▸ **Collected data**
- - - -

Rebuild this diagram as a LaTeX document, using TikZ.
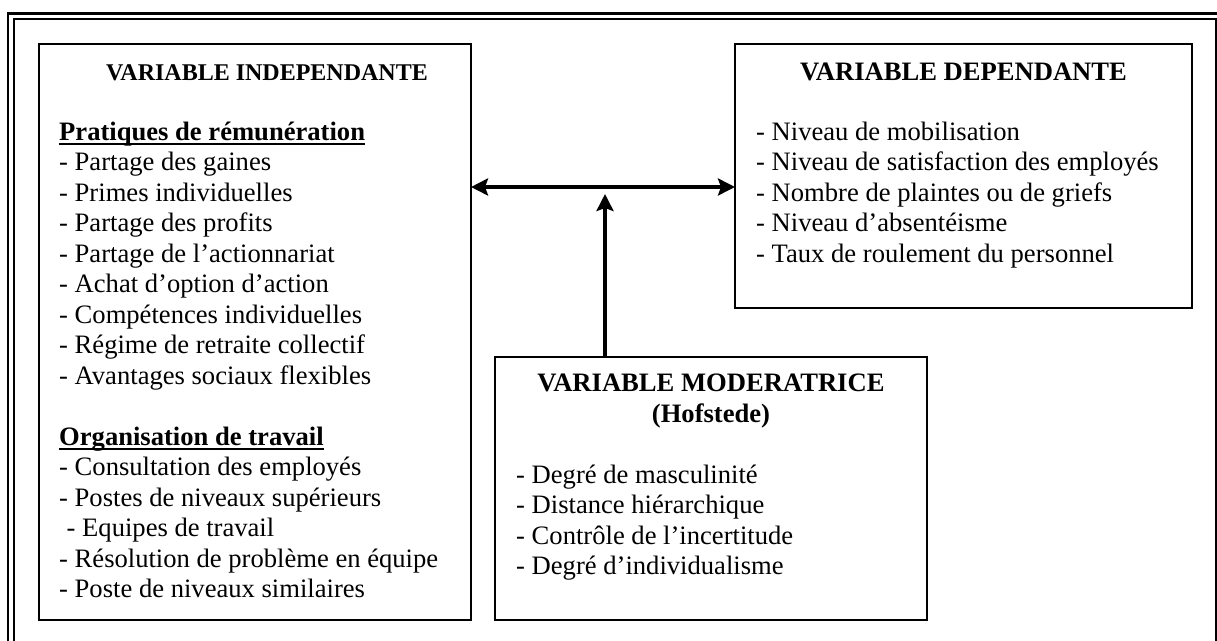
\documentclass[tikz,border=0pt]{standalone}
\usepackage{fontspec}
\setmainfont{Liberation Serif}
\usetikzlibrary{arrows.meta}
\newcommand{\ulx}[1]{\setbox0\hbox{#1}\rlap{\rule[-5pt]{\wd0}{1.8pt}}\box0}
\begin{document}
\begin{tikzpicture}[x=1pt,y=-1pt,
  box/.style={draw, line width=1.6pt, inner sep=0pt, outer sep=0pt, anchor=north west},
  ln/.style={anchor=base west, inner sep=0pt, font=\fontsize{26.6}{30.5}\selectfont},
  ttl/.style={anchor=base, inner sep=0pt, font=\fontsize{26.6}{30.5}\selectfont\bfseries},
  conn/.style={line width=4.5pt}]
\useasboundingbox (0,0) rectangle (1217,640);
\begin{scope}
\clip (0,0) rectangle (1217,640);
\draw[line width=2.2pt] (8,13.5) rectangle (1221,660);
\draw[line width=2pt] (13.5,18.5) rectangle (1215.5,655);
\end{scope}
% boxes
\node[box, minimum width=432pt, minimum height=576pt] (ind) at (39,44) {};
\node[box, minimum width=457pt, minimum height=264pt] (dep) at (735,44) {};
\node[box, minimum width=432pt, minimum height=263pt] (mod) at (495,357) {};
% independent variable
\node[ttl, font=\fontsize{24}{30.5}\selectfont\bfseries] (it) at (267,80) {VARIABLE INDEPENDANTE};
\node[ln] (i0) at (59,140) {\bfseries\ulx{Pratiques de rémunération}};
\node[ln] (i1) at (59,170.5) {- Partage des gaines};
\node[ln] (i2) at (59,201) {- Primes individuelles};
\node[ln] (i3) at (59,231.5) {- Partage des profits};
\node[ln] (i4) at (59,262) {- Partage de l’actionnariat};
\node[ln] (i5) at (59,292.5) {- Achat d’option d’action};
\node[ln] (i6) at (59,323) {- Compétences individuelles};
\node[ln] (i7) at (59,353.5) {- Régime de retraite collectif};
\node[ln] (i8) at (59,384) {- Avantages sociaux flexibles};
\node[ln] (i10) at (59,445) {\bfseries\ulx{Organisation de travail}};
\node[ln] (i11) at (59,475.5) {- Consultation des employés};
\node[ln] (i12) at (59,506) {- Postes de niveaux supérieurs};
\node[ln] (i13) at (66.5,536.5) {- Equipes de travail};
\node[ln] (i14) at (59,567) {- Résolution de problème en équipe};
\node[ln] (i15) at (59,597.5) {- Poste de niveaux similaires};
% dependent variable
\node[ttl] (dt) at (963.5,80) {VARIABLE DEPENDANTE};
\node[ln] (d1) at (756,140) {- Niveau de mobilisation};
\node[ln] (d2) at (756,170.5) {- Niveau de satisfaction des employés};
\node[ln] (d3) at (756,201) {- Nombre de plaintes ou de griefs};
\node[ln] (d4) at (756,231.5) {- Niveau d’absentéisme};
\node[ln] (d5) at (756,262) {- Taux de roulement du personnel};
% moderator
\node[ttl] (mt) at (711,391.7) {VARIABLE MODERATRICE};
\node[ttl] (mh) at (711,422.2) {(Hofstede)};
\node[ln] (m1) at (516,483) {- Degré de masculinité};
\node[ln] (m2) at (516,513.5) {- Distance hiérarchique};
\node[ln] (m3) at (516,544) {- Contrôle de l’incertitude};
\node[ln] (m4) at (516,574.5) {- Degré d’individualisme};
% connectors
\coordinate (hy) at (0,187);
\coordinate (vt) at (605,194);
\draw[conn, {Stealth[length=17pt,width=17pt,inset=3pt]}-{Stealth[length=17pt,width=17pt,inset=3pt]}] (ind.east |- hy) -- (dep.west |- hy);
\draw[conn, -{Stealth[length=17pt,width=17pt,inset=3pt]}] (vt |- mod.north) -- (vt);
\end{tikzpicture}
\end{document}
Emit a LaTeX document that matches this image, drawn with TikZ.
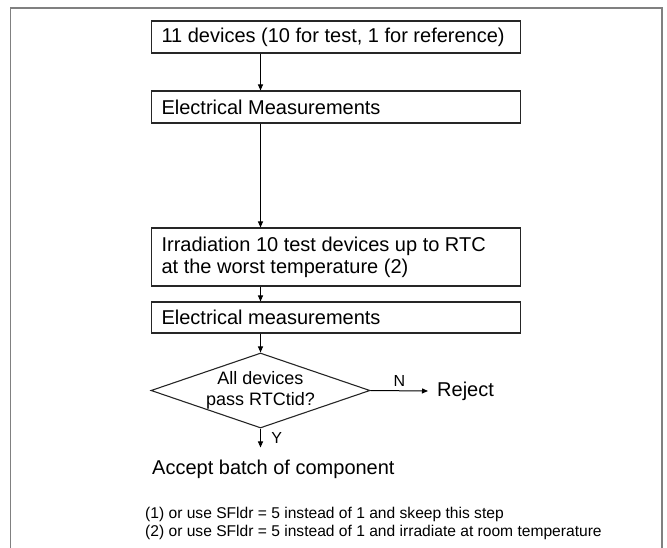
\documentclass[tikz,border=0pt]{standalone}
\usepackage{fontspec}
\setmainfont{Liberation Sans}
\usetikzlibrary{shapes.geometric,arrows.meta}

\tikzset{
  stepbox/.style={draw=black!85, line width=1.1pt, anchor=west, inner xsep=10pt, inner ysep=0pt,
    text width=349pt, align=flush left, font=\fontsize{20}{22}\selectfont},
  decision/.style={draw=black!85, line width=1.1pt, shape=diamond, aspect=2.92,
    minimum width=219pt, minimum height=75pt, inner sep=0pt, align=flush center,
    font=\fontsize{18}{21}\selectfont},
  flow/.style={-{Triangle[length=6pt,width=5pt]}, line width=1pt},
  lbl/.style={font=\fontsize{16}{18}\selectfont}
}

\begin{document}
\begin{tikzpicture}[x=1pt,y=-1pt]
\useasboundingbox (0,0) rectangle (667,548);
% frame round the chart
\draw[black!50, line width=1.6pt] (10.5,548) -- (10.5,8) -- (662,8) -- (662,548);

\node[stepbox, minimum height=32pt] (devices) at (151,37) {11 devices (10 for test, 1 for reference)};
\node[stepbox, minimum height=32pt] (meas1) at (151,107) {Electrical Measurements};
\node[stepbox, minimum height=58pt] (irrad) at (151,257) {Irradiation 10 test devices up to RTC\\at the worst temperature (2)};
\node[stepbox, minimum height=31pt] (meas2) at (151,317.5) {Electrical measurements};
\node[decision] (check) at (260.5,390.5) {All devices\\pass RTCtid?};
\node[anchor=west, inner xsep=9pt, font=\fontsize{20}{22}\selectfont] (reject) at (428,391) {Reject};
\node[anchor=west, inner xsep=0pt, inner ysep=12pt, font=\fontsize{20}{22}\selectfont] (accept) at (152,469) {Accept batch of component};
\node[anchor=west, inner sep=0pt, align=flush left, font=\fontsize{15.6}{18}\selectfont] (notes) at (145,523)
  {(1) or use SFldr = 5 instead of 1 and skeep this step\\(2) or use SFldr = 5 instead of 1 and irradiate at room temperature};

% connectors
\draw[flow] (devices.south -| check) -- (meas1.north -| check);
\draw[flow] (meas1.south -| check) -- (irrad.north -| check);
\draw[flow] (irrad.south -| check) -- (meas2.north -| check);
\draw[flow] (meas2.south -| check) -- (check.north);
\draw[flow] (check.east) -- (reject.west) node[lbl, midway, above] {N};
\draw[flow] (check.south) -- (accept.north -| check) node[lbl, midway, right, xshift=7pt] {Y};
\end{tikzpicture}
\end{document}
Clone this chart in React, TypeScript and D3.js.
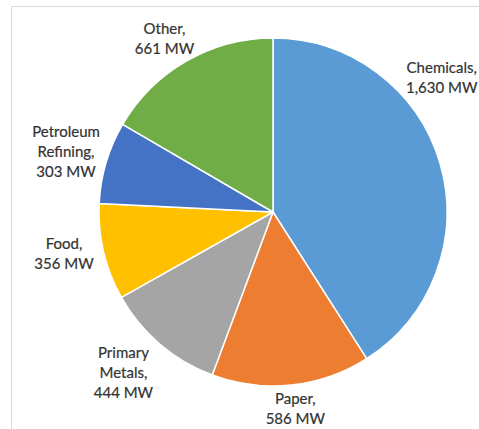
import { useEffect, useRef } from "react";
import * as d3 from "d3";

const categories = ["Chemicals", "Paper", "Primary Metals", "Food", "Petroleum Refining", "Other"];
const values = [1630, 586, 444, 356, 303, 661];
// label lines as shown in the picture
const labelLines = [
  ["Chemicals,", "1,630 MW"],
  ["Paper,", "586 MW"],
  ["Primary", "Metals,", "444 MW"],
  ["Food,", "356 MW"],
  ["Petroleum", "Refining,", "303 MW"],
  ["Other,", "661 MW"],
];
const colors = ["#5B9BD5", "#ED7D31", "#A5A5A5", "#FFC000", "#4472C4", "#70AD47"];
// small manual label nudges (px), like dragging labels in Excel
const labelNudge = [
  [0, -7],
  [0, -4],
  [-12, 0],
  [-3, -5],
  [0, 0],
  [-3, 2],
];

const W = 479;
const H = 429;

export default function App() {
  const ref = useRef<SVGSVGElement | null>(null);

  useEffect(() => {
    const svg = d3.select(ref.current!);
    svg.selectAll("*").remove();

    // chart area frame (extends beyond the crop at right and bottom)
    svg
      .append("rect")
      .attr("x", 11.5)
      .attr("y", 6.5)
      .attr("width", W + 20)
      .attr("height", H + 20)
      .attr("fill", "#fff")
      .attr("stroke", "#D9D9D9");

    const cx = 273;
    const cy = 212;
    const R = 174;
    const lineH = 20;
    const font = "15px Lato, 'Open Sans', sans-serif";

    const data = categories.map((c, i) => ({ name: c, value: values[i], color: colors[i], lines: labelLines[i] }));
    const pie = d3.pie<(typeof data)[number]>().sort(null).value((d) => d.value);
    const arcs = pie(data);
    const arc = d3.arc<d3.PieArcDatum<(typeof data)[number]>>().innerRadius(0).outerRadius(R);

    const g = svg.append("g").attr("transform", `translate(${cx},${cy})`);

    g.selectAll("path")
      .data(arcs)
      .join("path")
      .attr("d", arc)
      .attr("fill", (d) => d.data.color)
      .attr("stroke", "#fff")
      .attr("stroke-width", 1.5)
      .attr("stroke-linejoin", "round");

    // measure text for label boxes
    const measure = svg.append("text").style("font", font);
    const textW = (s: string) => {
      measure.text(s);
      return (measure.node() as SVGTextElement).getComputedTextLength();
    };

    const rightLimit = W - cx - 1;
    arcs.forEach((a, k) => {
      const w = d3.max(a.data.lines, textW) ?? 0;
      const h = a.data.lines.length * lineH;
      let theta = (a.startAngle + a.endAngle) / 2;
      const place = (t: number) => {
        const px = (R + 8) * Math.sin(t);
        const py = -(R + 8) * Math.cos(t);
        return [px + (Math.sin(t) * w) / 2, py - (Math.cos(t) * h) / 2];
      };
      let [lx, ly] = place(theta);
      // slide label along the circle until it fits the chart area
      while (lx + w / 2 > rightLimit && theta > 0) {
        theta -= 0.01;
        [lx, ly] = place(theta);
      }
      lx += labelNudge[k][0];
      ly += labelNudge[k][1];
      const t = g
        .append("text")
        .attr("text-anchor", "middle")
        .style("font", font)
        .style("fill", "#333")
        .style("stroke", "#333")
        .style("stroke-width", 0.2);
      a.data.lines.forEach((line, i) => {
        t.append("tspan")
          .attr("x", lx)
          .attr("y", ly - h / 2 + lineH * (i + 0.5))
          .attr("dy", "0.35em")
          .text(line);
      });
    });
    measure.remove();
  }, []);

  return (
    <svg
      ref={ref}
      width={W}
      height={H}
      style={{ position: "absolute", left: 0, top: 0, background: "#fff" }}
    />
  );
}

- - - -

▸ **Description of the task**
Only the lines from the one containing "Emit a LaTeX" down to the one containing "1 and skeep" should be copied, exactly and with both ends kept. Drop the pictures.

▸ **Exercise result**
Emit a LaTeX document that matches this image, drawn with TikZ.
\documentclass[tikz,border=0pt]{standalone}
\usepackage{fontspec}
\setmainfont{Liberation Sans}
\usetikzlibrary{shapes.geometric,arrows.meta}

\tikzset{
  stepbox/.style={draw=black!85, line width=1.1pt, anchor=west, inner xsep=10pt, inner ysep=0pt,
    text width=349pt, align=flush left, font=\fontsize{20}{22}\selectfont},
  decision/.style={draw=black!85, line width=1.1pt, shape=diamond, aspect=2.92,
    minimum width=219pt, minimum height=75pt, inner sep=0pt, align=flush center,
    font=\fontsize{18}{21}\selectfont},
  flow/.style={-{Triangle[length=6pt,width=5pt]}, line width=1pt},
  lbl/.style={font=\fontsize{16}{18}\selectfont}
}

\begin{document}
\begin{tikzpicture}[x=1pt,y=-1pt]
\useasboundingbox (0,0) rectangle (667,548);
% frame round the chart
\draw[black!50, line width=1.6pt] (10.5,548) -- (10.5,8) -- (662,8) -- (662,548);

\node[stepbox, minimum height=32pt] (devices) at (151,37) {11 devices (10 for test, 1 for reference)};
\node[stepbox, minimum height=32pt] (meas1) at (151,107) {Electrical Measurements};
\node[stepbox, minimum height=58pt] (irrad) at (151,257) {Irradiation 10 test devices up to RTC\\at the worst temperature (2)};
\node[stepbox, minimum height=31pt] (meas2) at (151,317.5) {Electrical measurements};
\node[decision] (check) at (260.5,390.5) {All devices\\pass RTCtid?};
\node[anchor=west, inner xsep=9pt, font=\fontsize{20}{22}\selectfont] (reject) at (428,391) {Reject};
\node[anchor=west, inner xsep=0pt, inner ysep=12pt, font=\fontsize{20}{22}\selectfont] (accept) at (152,469) {Accept batch of component};
\node[anchor=west, inner sep=0pt, align=flush left, font=\fontsize{15.6}{18}\selectfont] (notes) at (145,523)
  {(1) or use SFldr = 5 instead of 1 and skeep this step\\(2) or use SFldr = 5 instead of 1 and irradiate at room temperature};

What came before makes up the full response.